Heilig-Kreuz-Verehrung in Weingarten.




ru) Kreuz-Weingarten, 23. April. In dem Ausschreiben eines Heiligen Jahres zur 1900jährigen Gedächtnisfeier der Erlösung der Menschheit durch das Kreuzesopfer Christi hatte der Hl. Vater auch den Wunsch ausgesprochen, es möchten an den Orten, wo ehrwürdige Reliquien des Leidens unseres Herrn aufbewahrt würden, dieselben im Jubiläumsjahre mit besonderer Frömmigkeit verehrt werden. Diese Anregung hat auch die jahrhundertealte Wallfahrt zum Heiligen Kreuze auf dem Kalvarienberge in Weingarten wieder aufleben lassen. Die Verehrung daselbst reicht bis in die Zeit der Kreuzzüge, wahrscheinlich sogar in die christliche Frühzeit zurück. Sie hatte eine Hochblüte in der Zeit nach dem Dreißigjährigen Kriege, wo die Pfarrkirche vergrößert werden mußte, weil sie den Zustrom der Pilger nicht mehr fassen konnte.
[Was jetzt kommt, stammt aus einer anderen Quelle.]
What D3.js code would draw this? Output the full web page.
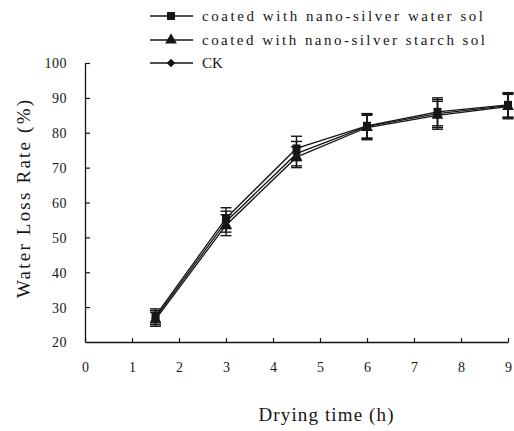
<!DOCTYPE html>
<html>
<head>
<meta charset="utf-8">
<script src="https://cdn.jsdelivr.net/npm/d3@7"></script>
<style>
  body { margin: 0; background: #fff; }
  svg { display: block; }
  svg text { font-family: "Liberation Serif", "Times New Roman", Times, Tinos, "DejaVu Serif", "Noto Serif", serif !important; fill: #161616; }
</style>
</head>
<body>
<svg id="chart" width="514" height="431"></svg>
<script>
// drying time (h)
const times = [1.5, 3, 4.5, 6, 7.5, 9];
const xTicks = [0, 1, 2, 3, 4, 5, 6, 7, 8, 9];
const yTicks = [20, 30, 40, 50, 60, 70, 80, 90, 100];

// water loss rate (%) and error bars
const waterSol = [27.5, 55.5, 75.5, 82.0, 86.0, 88.0];
const waterSolErr = [2.0, 3.0, 3.5, 3.5, 4.0, 3.5];
const starchSol = [26.5, 53.5, 73.0, 81.5, 85.0, 87.5];
const starchSolErr = [2.0, 3.0, 3.0, 3.5, 4.0, 3.5];
const ck = [27.0, 54.5, 74.0, 81.8, 85.5, 87.8];
const ckErr = [2.0, 3.0, 3.5, 3.5, 4.0, 3.5];

const seriesNames = [
  'coated with nano-silver water sol',
  'coated with nano-silver starch sol',
  'CK'
];

const series = [
  { name: seriesNames[0], values: waterSol, err: waterSolErr, symbol: 'square' },
  { name: seriesNames[1], values: starchSol, err: starchSolErr, symbol: 'triangle' },
  { name: seriesNames[2], values: ck, err: ckErr, symbol: 'diamond' }
];

const svg = d3.select('#chart');
const ink = '#161616';
const serif = '"Liberation Serif", "Times New Roman", Times, Tinos, "DejaVu Serif", "Noto Serif", serif';

const x = d3.scaleLinear().domain([0, 9]).range([85, 508]);
const y = d3.scaleLinear().domain([20, 100]).range([342, 63]);

function symbolPath(kind) {
  if (kind === 'square') return d3.symbol().type(d3.symbolSquare).size(64)();
  if (kind === 'triangle') return d3.symbol().type(d3.symbolTriangle).size(60)();
  return d3.symbol().type(d3.symbolSquare).size(36)();
}

// axes
let xAxis = svg.append('g')
  .attr('transform', `translate(0,${y(20)})`)
  .call(d3.axisBottom(x).tickValues(xTicks).tickSizeInner(-4).tickSizeOuter(0).tickFormat(d3.format('d')));
xAxis.attr('font-family', serif);
xAxis.select('.domain').attr('stroke', ink).attr('stroke-width', 1.3);
xAxis.selectAll('.tick line').attr('stroke', ink).attr('stroke-width', 1.2);
xAxis.selectAll('.tick text')
  .attr('y', 25).attr('dy', '0.35em')
  .attr('font-size', 14).attr('fill', ink);

let yAxis = svg.append('g')
  .attr('transform', `translate(${x(0)},0)`)
  .call(d3.axisLeft(y).tickValues(yTicks).tickSizeInner(-5).tickSizeOuter(0));
yAxis.attr('font-family', serif);
yAxis.select('.domain').attr('stroke', ink).attr('stroke-width', 1.3);
yAxis.selectAll('.tick line').attr('stroke', ink).attr('stroke-width', 1.2);
yAxis.selectAll('.tick text')
  .attr('x', -18).attr('dy', '0.35em')
  .attr('font-size', 14).attr('fill', ink)
  .attr('letter-spacing', 0.5);
svg.selectAll('.tick line').filter(d => d === 20).remove();

// axis titles
svg.append('text')
  .attr('x', 326).attr('y', 421)
  .attr('text-anchor', 'middle')
  .attr('font-size', 19)
  .attr('textLength', 135)
  .text('Drying time (h)');

svg.append('text')
  .attr('transform', 'translate(30,199) rotate(-90)')
  .attr('text-anchor', 'middle')
  .attr('font-size', 19)
  .attr('textLength', 198)
  .text('Water Loss Rate (%)');

// lines, error bars, markers
const line = d3.line()
  .x((d, i) => x(times[i]))
  .y(d => y(d));

series.forEach((s) => {
  svg.append('path')
    .datum(s.values)
    .attr('d', line)
    .attr('fill', 'none')
    .attr('stroke', ink)
    .attr('stroke-width', 1.3);
});

series.forEach((s) => {
  let g = svg.append('g').attr('stroke', ink).attr('stroke-width', 1.4);
  s.values.forEach((v, i) => {
    let cx = x(times[i]);
    let top = y(v + s.err[i]);
    let bot = y(v - s.err[i]);
    g.append('line').attr('x1', cx).attr('x2', cx).attr('y1', top).attr('y2', bot);
    g.append('line').attr('x1', cx - 5.5).attr('x2', cx + 5.5).attr('y1', top).attr('y2', top);
    g.append('line').attr('x1', cx - 5.5).attr('x2', cx + 5.5).attr('y1', bot).attr('y2', bot);
  });
});

series.forEach((s) => {
  s.values.forEach((v, i) => {
    svg.append('path')
      .attr('d', symbolPath(s.symbol))
      .attr('transform', `translate(${x(times[i])},${y(v)})` + (s.symbol === 'diamond' ? ' rotate(45)' : ''))
      .attr('fill', ink);
  });
});

// legend
const legendRows = [16, 40, 63];
series.forEach((s, i) => {
  let ly = legendRows[i];
  svg.append('line')
    .attr('x1', 150).attr('x2', 193).attr('y1', ly).attr('y2', ly)
    .attr('stroke', ink).attr('stroke-width', 1.3);
  svg.append('path')
    .attr('d', symbolPath(s.symbol))
    .attr('transform', `translate(171,${ly})` + (s.symbol === 'diamond' ? ' rotate(45)' : ''))
    .attr('fill', ink);
  let t = svg.append('text')
    .attr('x', 202).attr('y', ly).attr('dy', '0.35em')
    .attr('font-size', 15)
    .text(s.name);
  if (i === 0) t.attr('textLength', 281);
  if (i === 1) t.attr('textLength', 283);
});
</script>
</body>
</html>
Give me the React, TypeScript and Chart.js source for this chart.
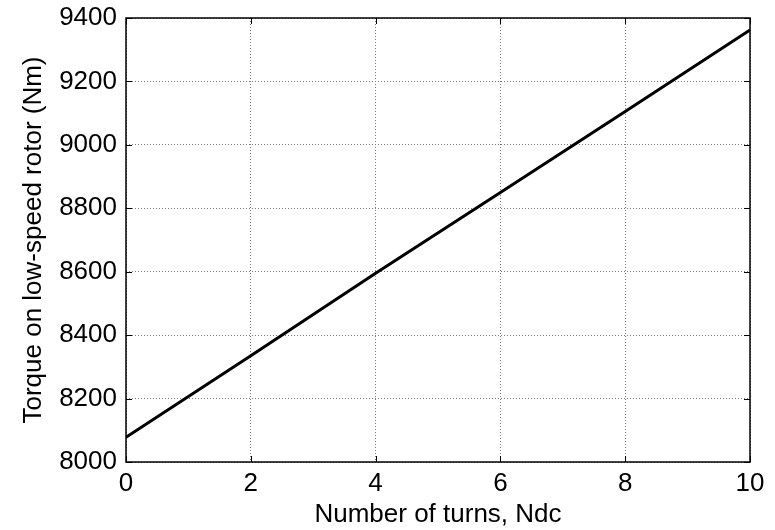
import React, { useEffect, useRef } from "react";
import { Chart, registerables } from "chart.js";

Chart.register(...registerables);

const turns = [0, 2, 4, 6, 8, 10];
const torque = [8078, 8335, 8595, 8850, 9105, 9362];
const xTicks = [0, 2, 4, 6, 8, 10];
const yTicks = [8000, 8200, 8400, 8600, 8800, 9000, 9200, 9400];
const xTitle = "Number of turns, Ndc";
const yTitle = "Torque on low-speed rotor (Nm)";

const FONT = "'Liberation Sans', Arial, sans-serif";

const framePlugin = {
  id: "frameTicks",
  afterDraw(chart: any) {
    const { ctx, chartArea } = chart;
    const { left, right, top, bottom } = chartArea;
    const xs = chart.scales.x;
    const ys = chart.scales.y;
    const len = 6;
    ctx.save();
    ctx.strokeStyle = "#000";
    ctx.lineWidth = 1;
    ctx.beginPath();
    xTicks.forEach((v) => {
      const px = Math.round(xs.getPixelForValue(v)) + 0.5;
      ctx.moveTo(px, bottom);
      ctx.lineTo(px, bottom - len);
      ctx.moveTo(px, top);
      ctx.lineTo(px, top + len);
    });
    yTicks.forEach((v) => {
      const py = Math.round(ys.getPixelForValue(v)) + 0.5;
      ctx.moveTo(left, py);
      ctx.lineTo(left + len, py);
      ctx.moveTo(right, py);
      ctx.lineTo(right - len, py);
    });
    ctx.stroke();
    ctx.lineWidth = 1.5;
    ctx.strokeRect(left, top, right - left, bottom - top);
    ctx.restore();
  },
};

export default function App() {
  const ref = useRef<HTMLCanvasElement | null>(null);
  useEffect(() => {
    if (!ref.current) return;
    const chart = new Chart(ref.current, {
      type: "line",
      data: {
        datasets: [
          {
            data: turns.map((t, i) => ({ x: t, y: torque[i] })),
            borderColor: "#000",
            borderWidth: 3,
            pointRadius: 0,
            tension: 0,
            fill: false,
          },
        ],
      },
      options: {
        animation: false,
        responsive: false,
        maintainAspectRatio: false,
        layout: { padding: { top: 18, right: 25, left: 0, bottom: 0 } },
        plugins: { legend: { display: false }, tooltip: { enabled: false } },
        scales: {
          x: {
            type: "linear",
            min: 0,
            max: 10,
            afterFit: (s: any) => {
              s.height = 68;
              s.paddingLeft = 0;
              s.paddingRight = 0;
            },
            afterBuildTicks: (s: any) => {
              s.ticks = xTicks.map((v) => ({ value: v }));
            },
            ticks: {
              color: "#000",
              font: { family: FONT, size: 26 },
              padding: 6,
              maxRotation: 0,
              autoSkip: false,
              callback: (v: any) => String(v),
            },
            grid: { color: "#7a7a7a", lineWidth: 1, drawTicks: false },
            border: { display: false, dash: [1, 2] },
            title: {
              display: true,
              text: xTitle,
              color: "#000",
              font: { family: FONT, size: 26 },
              padding: { top: 6, bottom: 0 },
            },
          },
          y: {
            type: "linear",
            min: 8000,
            max: 9400,
            afterFit: (s: any) => {
              s.width = 126;
              s.paddingTop = 0;
              s.paddingBottom = 0;
            },
            afterBuildTicks: (s: any) => {
              s.ticks = yTicks.map((v) => ({ value: v }));
            },
            ticks: {
              color: "#000",
              font: { family: FONT, size: 26 },
              padding: 9,
              autoSkip: false,
              callback: (v: any) => String(v),
            },
            grid: { color: "#7a7a7a", lineWidth: 1, drawTicks: false },
            border: { display: false, dash: [1, 2] },
            title: {
              display: true,
              text: yTitle,
              color: "#000",
              font: { family: FONT, size: 26 },
              padding: { top: 18, bottom: 0 },
            },
          },
        },
      },
      plugins: [framePlugin],
    });
    return () => chart.destroy();
  }, []);
  return (
    <div style={{ position: "fixed", left: 0, top: 0, width: 775, height: 530, background: "#fff" }}>
      <canvas ref={ref} width={775} height={530} style={{ width: 775, height: 530 }} />
    </div>
  );
}
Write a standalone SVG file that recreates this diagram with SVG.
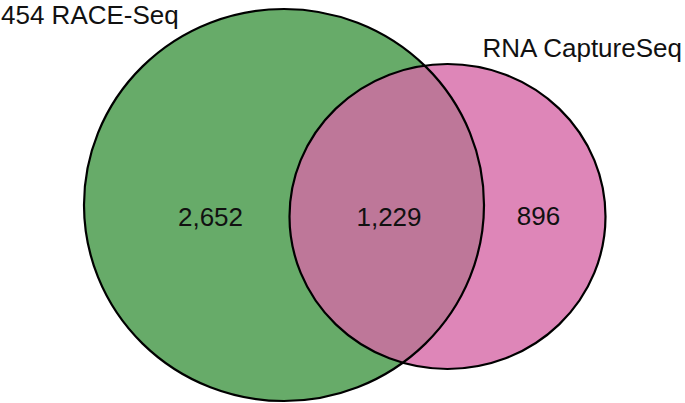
<svg xmlns="http://www.w3.org/2000/svg" width="685" height="403" viewBox="0 0 685 403">
  <style>
    .lbl { font-family: "Liberation Sans", Arial, Helvetica, sans-serif; font-size: 26px; fill: #111; }
    .num { text-anchor: middle; }
    .edge { fill: none; stroke: #000; stroke-width: 2.2; }
  </style>
  <defs>
    <clipPath id="clipGreen">
      <ellipse cx="284" cy="205" rx="200" ry="196"/>
    </clipPath>
  </defs>
  <rect width="685" height="403" fill="#ffffff"/>
  <g id="set-race">
    <ellipse cx="284" cy="205" rx="200" ry="196" fill="#67ab69"/>
  </g>
  <g id="set-capture">
    <ellipse cx="447.5" cy="216.5" rx="158" ry="152.5" fill="#de86b8"/>
  </g>
  <g id="overlap">
    <ellipse cx="447.5" cy="216.5" rx="158" ry="152.5" fill="#be7799" clip-path="url(#clipGreen)"/>
  </g>
  <g id="outlines">
    <ellipse class="edge" cx="284" cy="205" rx="200" ry="196"/>
    <ellipse class="edge" cx="447.5" cy="216.5" rx="158" ry="152.5"/>
  </g>
  <g id="labels">
    <text class="lbl" x="1" y="24">454 RACE-Seq</text>
    <text class="lbl" x="482.5" y="57">RNA CaptureSeq</text>
    <text class="lbl num" x="210.5" y="226">2,652</text>
    <text class="lbl num" x="389" y="226">1,229</text>
    <text class="lbl num" x="538.5" y="225">896</text>
  </g>
</svg>
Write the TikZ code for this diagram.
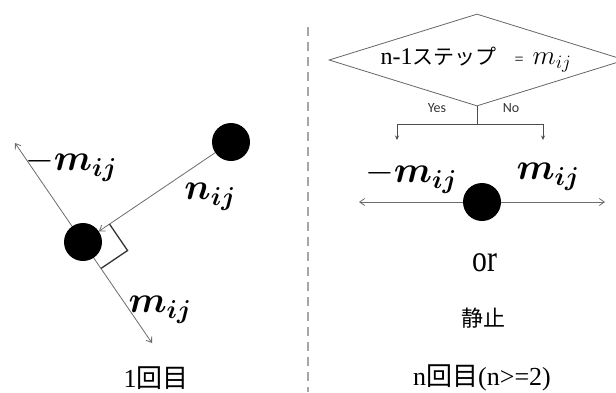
\RequirePackage{fix-cm}
\documentclass[tikz,border=0pt]{standalone}
\usepackage{fontspec}
\usepackage{amsmath,bm}
\usepackage{graphicx}
\setmainfont{Liberation Serif}
\newfontfamily\cjk{Noto Sans CJK JP}
\newfontfamily\yesno{Carlito}
\usetikzlibrary{shapes.geometric,arrows.meta,calc}
\tikzset{
  dot/.style={circle,fill=black,minimum size=38pt,inner sep=0pt},
  vec/.style={draw=gray!85!black,line width=0.8pt,arrows={-Straight Barb[length=5pt,width=7pt]}},
  vecb/.style={draw=gray!85!black,line width=0.8pt,arrows={Straight Barb[length=5pt,width=7pt]-Straight Barb[length=5pt,width=7pt]}},
  branch/.style={draw=gray!60!black,line width=0.8pt},
  brarrow/.style={branch,arrows={-Stealth[length=4.5pt,width=4pt]}},
  biglab/.style={inner sep=0pt,font=\fontsize{37}{40}\selectfont},
  caption/.style={inner sep=0pt,font=\fontsize{26}{28}\selectfont},
  yn/.style={inner sep=0pt,font=\yesno\fontsize{14}{16}\selectfont,text=black!80},
  decision/.style={diamond,draw=gray!80!black,line width=0.8pt,minimum width=296pt,minimum height=92pt,shape aspect=3.2,inner sep=0pt},
}
\begin{document}
\begin{tikzpicture}[x=1pt,y=-1pt]
\useasboundingbox[fill=white] (0,0) rectangle (616,392);
% ---------- left: first step ----------
\coordinate (ul) at (15,143);
\coordinate (lr) at (152,343);
\draw[vecb] (ul) -- (lr);
\node[dot] (A) at (83,242) {};
\node[dot] (B) at (231,142) {};
\draw[vec] (B) -- (A);
\coordinate (r1) at ($(A)!32pt!(B)$);
\coordinate (r2) at ($(A)!32pt!(lr)$);
\draw[draw=black!80,line width=1.3pt] (r1) -- ($(r1)+(r2)-(A)$) -- (r2);
\node[biglab] (lmneg) at (71,165) {$-\bm{m}_{\bm{ij}}$};
\node[biglab] (lnij) at (210,197) {$\bm{n}_{\bm{ij}}$};
\node[biglab] (lmij) at (160,310) {$\bm{m}_{\bm{ij}}$};
\node[caption] (cap1) at (156,378) {1{\cjk 回目}};
% ---------- separator ----------
\coordinate (s1) at (308,27);
\coordinate (s2) at (308,392);
\draw[gray!70,line width=2pt,dash pattern=on 8.5pt off 6.5pt] (s1) -- (s2);
% ---------- right: n-th step ----------
\node[decision] (D) at (477,60) {};
\node[inner sep=0pt,font=\fontsize{24}{26}\selectfont] (Dt) at (476,60)
  {n-1{\cjk\fontsize{21}{23}\selectfont ステップ}\hspace{18pt}{\fontsize{16}{18}\selectfont =}\hspace{9pt}{\fontsize{27}{29}\selectfont$m_{ij}$}};
\node[yn] (yes) at (437,108) {Yes};
\node[yn] (no) at (511,108) {No};
\coordinate (br) at (477,124);
\coordinate (ya) at (397,140);
\coordinate (na) at (543,140);
\draw[branch] (D.south) -- (br);
\draw[brarrow] (br) -| (ya);
\draw[brarrow] (br) -| (na);
\coordinate (hl) at (359,202);
\coordinate (hr) at (605,202);
\draw[vecb] (hl) -- (hr);
\node[dot] (C) at (482,202) {};
\node[biglab] (rmneg) at (411,177) {$-\bm{m}_{\bm{ij}}$};
\node[biglab] (rmij) at (548,177) {$\bm{m}_{\bm{ij}}$};
\node[inner sep=0pt] (or) at (485,263) {\scalebox{0.9}[1.15]{\fontsize{33}{36}\selectfont or}};
\node[inner sep=0pt,font=\cjk\fontsize{22}{24}\selectfont] (stop) at (483,318) {静止};
\node[caption] (cap2) at (482,378) {n{\cjk 回目}(n>=2)};
\end{tikzpicture}
\end{document}
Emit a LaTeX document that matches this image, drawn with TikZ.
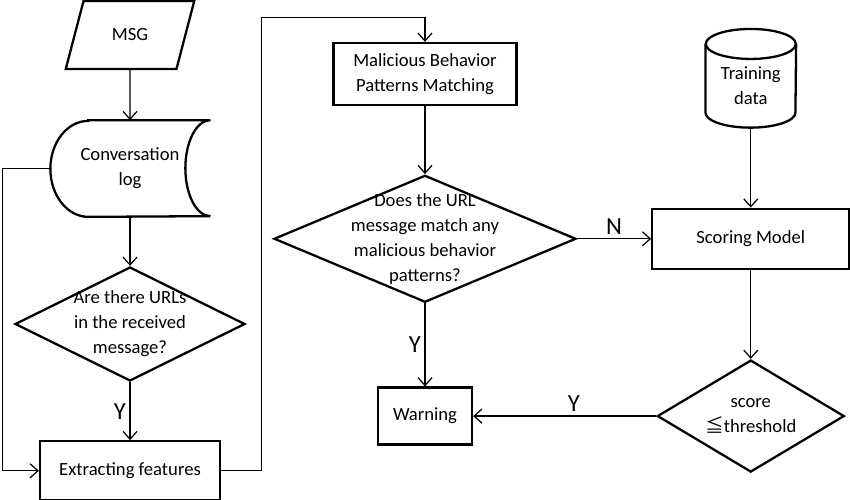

In der französischen Revolution ist dann die Wallfahrt eingegangen. Es ist ja wahr, Kreuz-Weingarten wurde und wird besonders in neuerer Zeit viel von Fremden besucht, die kommen der anmutigen Lage, des Römerkanals und dergleichen wegen, auch Krippe und Friedhof bewundern, aber das Heiligtum des Hl. Kreuzes wurde wenig beachtet und ein Hauch von Trauer und Wehmut geisterte durch die Hallen der alten, ehrwürdigen Wallfahrtskirche. Das ist nun heuer anders geworden. Außer privaten Pilgern kam unter Führung der Pfarrer eine Prozession von Kirchheim und bereits zum zweiten Male eine fast 300 Teilnehmer zählende Prozession von Antweiler-Wachendorf. Die Pilger verrichteten die Ablaßgebete und verehrten die hl. Reliquie - ein Teil einer großen Kreuzpartikel, die einst von Erzbischof Balduin von Trier, dem Bruder des deutschen Kaisers Heinrich VII. der Trierer Karthause geschenkt wurde. Auf die Bedeutung dieser Verehrung hatte vorher Pastor J. Kleinebrecht in zu Herzen gehenden Worten hingewiesen. - Es ist gewiß auch katholischerseits zu begrüßen, daß die staatlich gebotene Feiertagsruhe Gelegenheit gibt, die Feier des hl. Karfreitags eindrucksvoller zu gestalten und altes religiöses Brauchtum wieder aufleben zu lassen.